Colin Prockter (born 4 June 1946) is a British actor and TV writer who has appeared on many TV series and films since the 1960s. Prockter is probably best known for his role as Eddie Maddocks in Coronation Street (2005).

==Filmography==
===Film===

| Year | Film | Role | Notes |
|---|---|---|---|
| 1974 | Ransom | Mike |  |
| 1976 | Justine | Coeur de Fer |  |
| 1989 | Precious Bane | Ox-Driver | Television film |
| 1995 | Feast of July | Man in Pub |  |
| 2009 | The Confessor | Father Ray | Short film |
| 2010 | Toast | Percy Salt | Television film |

===Television===

| Year | Film | Role | Notes |
| 1969 | Z-Cars | Arthur Leach | Episode: "Not That Sort of Policeman" |
| Parkin's Patch | Harold Anderson | Episode: "Nothing Personal" |
| 1970 | The Borderers | Hob | Episode: "Hostage" |
| A Family at War | Private Galt | Episode: "For Strategic Reasons" |
| 1972 | Budgie | Third Jeweller | Episode: "Louie the Ring Is Dead and Buried in Kensal Green Cemetery" |
| 1973 | ITV Sunday Night Theatre | Stan | Episode: "Willy" |
| New Scotland Yard | PC Fleetwood | Episode: "Bullet in a Haystack" |
| 1975 | The Sweeney | Stupid Hawes | Episode: "Ringer" |
| 1976 | Play for Today | Porter | Episode: "Double Dare" |
| Chimpmates | Commentator | Episode: "The Big Kick" |
| 1977 | The Children of the New Forest | Villager | Episode: "Part 3" |
| 1980 | Minder | Stevie | Episode: "Caught in the Act, Fact" |
| 1981 | Play for Today | Arthur | Episode: "London Is Drowning" |
| Goodbye Darling | Second Man | Episode: "Barbara" |
| 1983 | Brookside | Detective | Recurring role; 2 episodes |
| 1984 | Moonfleet | Greening | Episode: "Let Us Hob And Knob With Death" |
| 1985 | Dempsey and Makepeace | John Bates | Episode: "Judgement" |
| 1986 | Albion Market | Registrar | Guest role; 1 episode |
| 1989 | Minder | Reggie | Episode: "Days of Fines and Closures" |
| Hannay | Reverend Harker | Episode: "The Good Samaritan" |
| The Bill | Mr.

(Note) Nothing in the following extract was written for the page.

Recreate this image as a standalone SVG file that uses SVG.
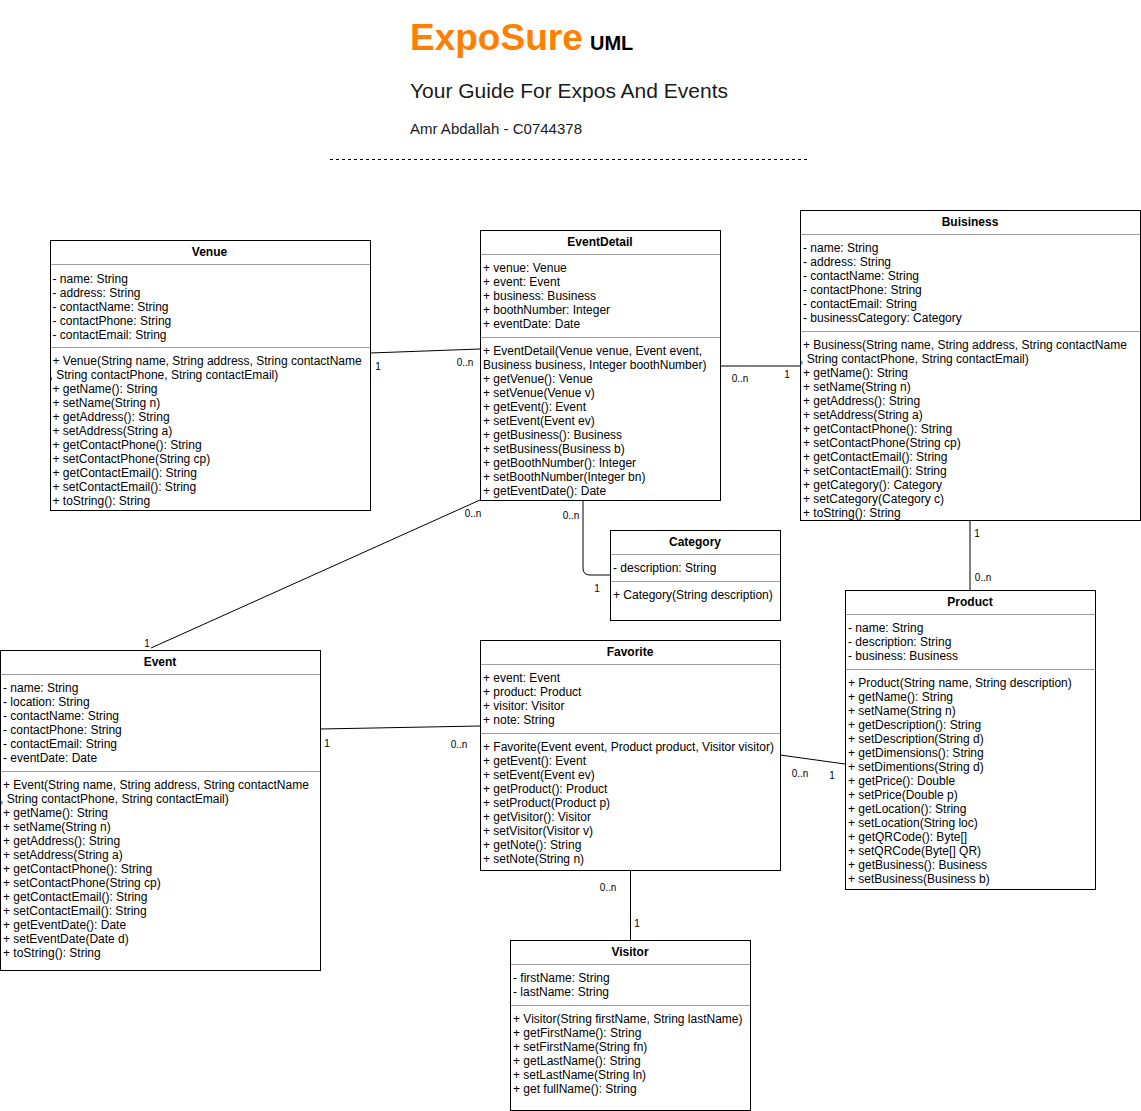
<svg xmlns="http://www.w3.org/2000/svg" width="1141" height="1111" viewBox="0 0 1141 1111">
<style>
.box{fill:#fff;stroke:#000;stroke-width:1}
.sep{stroke:#a0a0a0;stroke-width:1}
.t{font-family:"Liberation Sans",Arial,sans-serif;font-size:12px;fill:#000}
.h{font-family:"Liberation Sans",Arial,sans-serif;font-size:12px;font-weight:bold;fill:#000;text-anchor:middle}
.lbl{font-family:"Liberation Sans",Arial,sans-serif;font-size:10px;fill:#000;text-anchor:middle}
.conn{fill:none;stroke:#000;stroke-width:1}
</style>
<rect width="1141" height="1111" fill="#fff"/>
<g id="header">
<text x="410" y="50" font-family="Liberation Sans,Arial,sans-serif" font-size="37" font-weight="bold" fill="#ff8000">ExpoSure</text>
<text x="590" y="50" font-family="Liberation Sans,Arial,sans-serif" font-size="20" font-weight="bold" fill="#000">UML</text>
<text x="410" y="98" font-family="Liberation Sans,Arial,sans-serif" font-size="21" fill="#1a1a1a" textLength="318" lengthAdjust="spacingAndGlyphs">Your Guide For Expos And Events</text>
<text x="410" y="134" font-family="Liberation Sans,Arial,sans-serif" font-size="15" fill="#1a1a1a" textLength="172" lengthAdjust="spacingAndGlyphs">Amr Abdallah - C0744378</text>
<line x1="330" y1="159.5" x2="808" y2="159.5" stroke="#000" stroke-dasharray="3,3"/>
</g>
<g id="connectors">
<line class="conn" x1="370" y1="353" x2="480" y2="349"/>
<line class="conn" x1="720" y1="366" x2="800" y2="366"/>
<line class="conn" x1="480" y1="500" x2="151" y2="648"/>
<path class="conn" d="M583,500 V568 Q583,575 590,575 H610"/>
<line class="conn" x1="320" y1="729" x2="480" y2="726"/>
<line class="conn" x1="780" y1="755" x2="845" y2="764"/>
<line class="conn" x1="970" y1="520" x2="970" y2="590"/>
<line class="conn" x1="630.5" y1="870" x2="630.5" y2="940"/>
<text class="lbl" x="378" y="369.5">1</text>
<text class="lbl" x="465" y="365.5">0..n</text>
<text class="lbl" x="740" y="381.5">0..n</text>
<text class="lbl" x="787" y="377.5">1</text>
<text class="lbl" x="473" y="516.5">0..n</text>
<text class="lbl" x="147" y="646.5">1</text>
<text class="lbl" x="571" y="518.5">0..n</text>
<text class="lbl" x="597" y="591.5">1</text>
<text class="lbl" x="327" y="746.5">1</text>
<text class="lbl" x="459" y="747.5">0..n</text>
<text class="lbl" x="800" y="776.5">0..n</text>
<text class="lbl" x="832" y="778.5">1</text>
<text class="lbl" x="977" y="536.5">1</text>
<text class="lbl" x="983" y="580.5">0..n</text>
<text class="lbl" x="608" y="890.5">0..n</text>
<text class="lbl" x="637" y="926.5">1</text>
</g>
<g id="venue">
<rect class="box" x="50.5" y="240.5" width="320" height="270"/>
<line class="sep" x1="51" y1="264.5" x2="370" y2="264.5"/>
<line class="sep" x1="51" y1="347.5" x2="370" y2="347.5"/>
<g transform="translate(-0.5,1)">
<text class="h" x="210" y="255">Venue</text>
<text class="t"><tspan x="53" y="282">- name: String</tspan><tspan x="53" y="296">- address: String</tspan><tspan x="53" y="310">- contactName: String</tspan><tspan x="53" y="324">- contactPhone: String</tspan><tspan x="53" y="338">- contactEmail: String</tspan></text>
<text class="t"><tspan x="53" y="364">+ Venue(String name, String address, String contactName</tspan><tspan x="50" y="378">, String contactPhone, String contactEmail)</tspan><tspan x="53" y="392">+ getName(): String</tspan><tspan x="53" y="406">+ setName(String n)</tspan><tspan x="53" y="420">+ getAddress(): String</tspan><tspan x="53" y="434">+ setAddress(String a)</tspan><tspan x="53" y="448">+ getContactPhone(): String</tspan><tspan x="53" y="462">+ setContactPhone(String cp)</tspan><tspan x="53" y="476">+ getContactEmail(): String</tspan><tspan x="53" y="490">+ setContactEmail(): String</tspan><tspan x="53" y="504">+ toString(): String</tspan></text>
</g>
</g>
<g id="eventdetail">
<rect class="box" x="480.5" y="230.5" width="240" height="270"/>
<line class="sep" x1="481" y1="254.5" x2="720" y2="254.5"/>
<line class="sep" x1="481" y1="337.5" x2="720" y2="337.5"/>
<g transform="translate(0,1)">
<text class="h" x="600" y="245">EventDetail</text>
<text class="t"><tspan x="483" y="271">+ venue: Venue</tspan><tspan x="483" y="285">+ event: Event</tspan><tspan x="483" y="299">+ business: Business</tspan><tspan x="483" y="313">+ boothNumber: Integer</tspan><tspan x="483" y="327">+ eventDate: Date</tspan></text>
<text class="t"><tspan x="483" y="354">+ EventDetail(Venue venue, Event event,</tspan><tspan x="483" y="368">Business business, Integer boothNumber)</tspan><tspan x="483" y="382">+ getVenue(): Venue</tspan><tspan x="483" y="396">+ setVenue(Venue v)</tspan><tspan x="483" y="410">+ getEvent(): Event</tspan><tspan x="483" y="424">+ setEvent(Event ev)</tspan><tspan x="483" y="438">+ getBusiness(): Business</tspan><tspan x="483" y="452">+ setBusiness(Business b)</tspan><tspan x="483" y="466">+ getBoothNumber(): Integer</tspan><tspan x="483" y="480">+ setBoothNumber(Integer bn)</tspan><tspan x="483" y="494">+ getEventDate(): Date</tspan></text>
</g>
</g>
<g id="business">
<rect class="box" x="800.5" y="210.5" width="340" height="310"/>
<line class="sep" x1="801" y1="234.5" x2="1140" y2="234.5"/>
<line class="sep" x1="801" y1="331.5" x2="1140" y2="331.5"/>
<g transform="translate(0,1)">
<text class="h" x="970" y="225">Buisiness</text>
<text class="t"><tspan x="803" y="251">- name: String</tspan><tspan x="803" y="265">- address: String</tspan><tspan x="803" y="279">- contactName: String</tspan><tspan x="803" y="293">- contactPhone: String</tspan><tspan x="803" y="307">- contactEmail: String</tspan><tspan x="803" y="321">- businessCategory: Category</tspan></text>
<text class="t"><tspan x="803" y="348">+ Business(String name, String address, String contactName</tspan><tspan x="800" y="362">, String contactPhone, String contactEmail)</tspan><tspan x="803" y="376">+ getName(): String</tspan><tspan x="803" y="390">+ setName(String n)</tspan><tspan x="803" y="404">+ getAddress(): String</tspan><tspan x="803" y="418">+ setAddress(String a)</tspan><tspan x="803" y="432">+ getContactPhone(): String</tspan><tspan x="803" y="446">+ setContactPhone(String cp)</tspan><tspan x="803" y="460">+ getContactEmail(): String</tspan><tspan x="803" y="474">+ setContactEmail(): String</tspan><tspan x="803" y="488">+ getCategory(): Category</tspan><tspan x="803" y="502">+ setCategory(Category c)</tspan><tspan x="803" y="516">+ toString(): String</tspan></text>
</g>
</g>
<g id="category">
<rect class="box" x="610.5" y="530.5" width="170" height="90"/>
<line class="sep" x1="611" y1="554.5" x2="780" y2="554.5"/>
<line class="sep" x1="611" y1="581.5" x2="780" y2="581.5"/>
<g transform="translate(0,1)">
<text class="h" x="695" y="545">Category</text>
<text class="t" x="613" y="571">- description: String</text>
<text class="t" x="613" y="598">+ Category(String description)</text>
</g>
</g>
<g id="event">
<rect class="box" x="0.5" y="650.5" width="320" height="320"/>
<line class="sep" x1="1" y1="674.5" x2="320" y2="674.5"/>
<line class="sep" x1="1" y1="771.5" x2="320" y2="771.5"/>
<g transform="translate(0,1)">
<text class="h" x="160" y="665">Event</text>
<text class="t"><tspan x="3" y="691">- name: String</tspan><tspan x="3" y="705">- location: String</tspan><tspan x="3" y="719">- contactName: String</tspan><tspan x="3" y="733">- contactPhone: String</tspan><tspan x="3" y="747">- contactEmail: String</tspan><tspan x="3" y="761">- eventDate: Date</tspan></text>
<text class="t"><tspan x="3" y="788">+ Event(String name, String address, String contactName</tspan><tspan x="0" y="802">, String contactPhone, String contactEmail)</tspan><tspan x="3" y="816">+ getName(): String</tspan><tspan x="3" y="830">+ setName(String n)</tspan><tspan x="3" y="844">+ getAddress(): String</tspan><tspan x="3" y="858">+ setAddress(String a)</tspan><tspan x="3" y="872">+ getContactPhone(): String</tspan><tspan x="3" y="886">+ setContactPhone(String cp)</tspan><tspan x="3" y="900">+ getContactEmail(): String</tspan><tspan x="3" y="914">+ setContactEmail(): String</tspan><tspan x="3" y="928">+ getEventDate(): Date</tspan><tspan x="3" y="942">+ setEventDate(Date d)</tspan><tspan x="3" y="956">+ toString(): String</tspan></text>
</g>
</g>
<g id="favorite">
<rect class="box" x="480.5" y="640.5" width="300" height="230"/>
<line class="sep" x1="481" y1="664.5" x2="780" y2="664.5"/>
<line class="sep" x1="481" y1="733.5" x2="780" y2="733.5"/>
<g transform="translate(0,1)">
<text class="h" x="630" y="655">Favorite</text>
<text class="t"><tspan x="483" y="681">+ event: Event</tspan><tspan x="483" y="695">+ product: Product</tspan><tspan x="483" y="709">+ visitor: Visitor</tspan><tspan x="483" y="723">+ note: String</tspan></text>
<text class="t"><tspan x="483" y="750">+ Favorite(Event event, Product product, Visitor visitor)</tspan><tspan x="483" y="764">+ getEvent(): Event</tspan><tspan x="483" y="778">+ setEvent(Event ev)</tspan><tspan x="483" y="792">+ getProduct(): Product</tspan><tspan x="483" y="806">+ setProduct(Product p)</tspan><tspan x="483" y="820">+ getVisitor(): Visitor</tspan><tspan x="483" y="834">+ setVisitor(Visitor v)</tspan><tspan x="483" y="848">+ getNote(): String</tspan><tspan x="483" y="862">+ setNote(String n)</tspan></text>
</g>
</g>
<g id="product">
<rect class="box" x="845.5" y="590.5" width="250" height="299"/>
<line class="sep" x1="846" y1="614.5" x2="1095" y2="614.5"/>
<line class="sep" x1="846" y1="669.5" x2="1095" y2="669.5"/>
<g transform="translate(0,1)">
<text class="h" x="970" y="605">Product</text>
<text class="t"><tspan x="848" y="631">- name: String</tspan><tspan x="848" y="645">- description: String</tspan><tspan x="848" y="659">- business: Business</tspan></text>
<text class="t"><tspan x="848" y="686">+ Product(String name, String description)</tspan><tspan x="848" y="700">+ getName(): String</tspan><tspan x="848" y="714">+ setName(String n)</tspan><tspan x="848" y="728">+ getDescription(): String</tspan><tspan x="848" y="742">+ setDescription(String d)</tspan><tspan x="848" y="756">+ getDimensions(): String</tspan><tspan x="848" y="770">+ setDimentions(String d)</tspan><tspan x="848" y="784">+ getPrice(): Double</tspan><tspan x="848" y="798">+ setPrice(Double p)</tspan><tspan x="848" y="812">+ getLocation(): String</tspan><tspan x="848" y="826">+ setLocation(String loc)</tspan><tspan x="848" y="840">+ getQRCode(): Byte[]</tspan><tspan x="848" y="854">+ setQRCode(Byte[] QR)</tspan><tspan x="848" y="868">+ getBusiness(): Business</tspan><tspan x="848" y="882">+ setBusiness(Business b)</tspan></text>
</g>
</g>
<g id="visitor">
<rect class="box" x="510.5" y="940.5" width="240" height="170"/>
<line class="sep" x1="511" y1="964.5" x2="750" y2="964.5"/>
<line class="sep" x1="511" y1="1005.5" x2="750" y2="1005.5"/>
<g transform="translate(0,1)">
<text class="h" x="630" y="955">Visitor</text>
<text class="t"><tspan x="513" y="981">- firstName: String</tspan><tspan x="513" y="995">- lastName: String</tspan></text>
<text class="t"><tspan x="513" y="1022">+ Visitor(String firstName, String lastName)</tspan><tspan x="513" y="1036">+ getFirstName(): String</tspan><tspan x="513" y="1050">+ setFirstName(String fn)</tspan><tspan x="513" y="1064">+ getLastName(): String</tspan><tspan x="513" y="1078">+ setLastName(String ln)</tspan><tspan x="513" y="1092">+ get fullName(): String</tspan></text>
</g>
</g>
</svg>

Burridge | Episode: "Pathways" |
| 1992 | Coronation Street | John Halpern | Guest role; 1 episode |
| 1995 | Coronation Street | Rodney Bostock | Series regular; 24 episodes |
| The Famous Five | Coastguard | Episode: "Five on Kirrin Island Again" |
| 1996 | In Suspicious Circumstances | Reverend Cotton | Episode: "The Letter Killeth" |
| 1999 | Grange Hill | Man with Bicycle | Episode: "Series 22, Episode 8" |
| Kavanagh QC | Prison Officer | Episode: "The More Loving One" |
| 2001 | Doctors | Major Stanley Miller | Episode: "Military Manoeuvers" |
| The Whistle-Blower | Pater Carey | Miniseries; 2 episodes |
| The Infinite Worlds of H. G. Wells | Mr. Perkins | Miniseries; 6 episodes |
| 2002 | The Bill | Mr. Yardley | Episode: "A Cry for Help" |
| My Family | Raymond | Episode: "Imperfect Strangers" |
| Trial & Retribution | Major Giddings | Episode: "Trial & Retribution VI - Part Two" |
| 2003 | Casualty | Williams | Episode: "Flight" |
| Heartbeat | Mr. Arkwright | Episode: "Out of the Blue" |
| 2004 | Teachers | Landlord | Recurring role; 2 episodes |
| My Family | George | Episode: "The Mummy Returns" |
| 2005 | Doctor Who | Head Chef | Episode: "The Long Game" |
| Coronation Street | Eddie Maddocks | Recurring role; 4 episodes |
| According to Bex | Mr. Rhodes | Episode: "Private Dancer" |
| Afterlife | Arthur Rose | Episode: "More Than Meets the Eye" |
| The Bill | Landlord | Episode: "Distraction" |
| Hex | George the Porter | Episode: "Death Takes the Mother" |
| 2006 | Doctors | David Allen | Episode: "Out of the Past" |
| The Basil Brush Show | Health Inspector | Episode: "The Sweet Smell of Success" |
| 2008 | Coronation Street | Clarky | Guest role; 1 episodes |
| Secret Diary of a Call Girl | Hector Lionheart | Episode: "Series 2, Episode 6" |
| Doctors | Martin Jones | Episode: "Anger Management" |
| 2009 | Heartbeat | Reece | Episode: "School of Hard Knocks" |
| 2010 | Rock & Chips | Mr. Johnson | Episode: "Pilot" |
| Doctor Who | Air Raid Warden | Episode: "Victory of the Daleks" |
| 2012 | Mount Pleasant | Stanley | Episode: "Series 2, Episode 4" |
| 2019 | Doctors | Bob Steele | Episode: "Frances" |
| 2020 | Mister Winner | Carl Bowman | Episode: "The Package" |

==Other works==
Prockter was also one of the co-writers of the 1983 TV series Luna alongside Colin Bennett.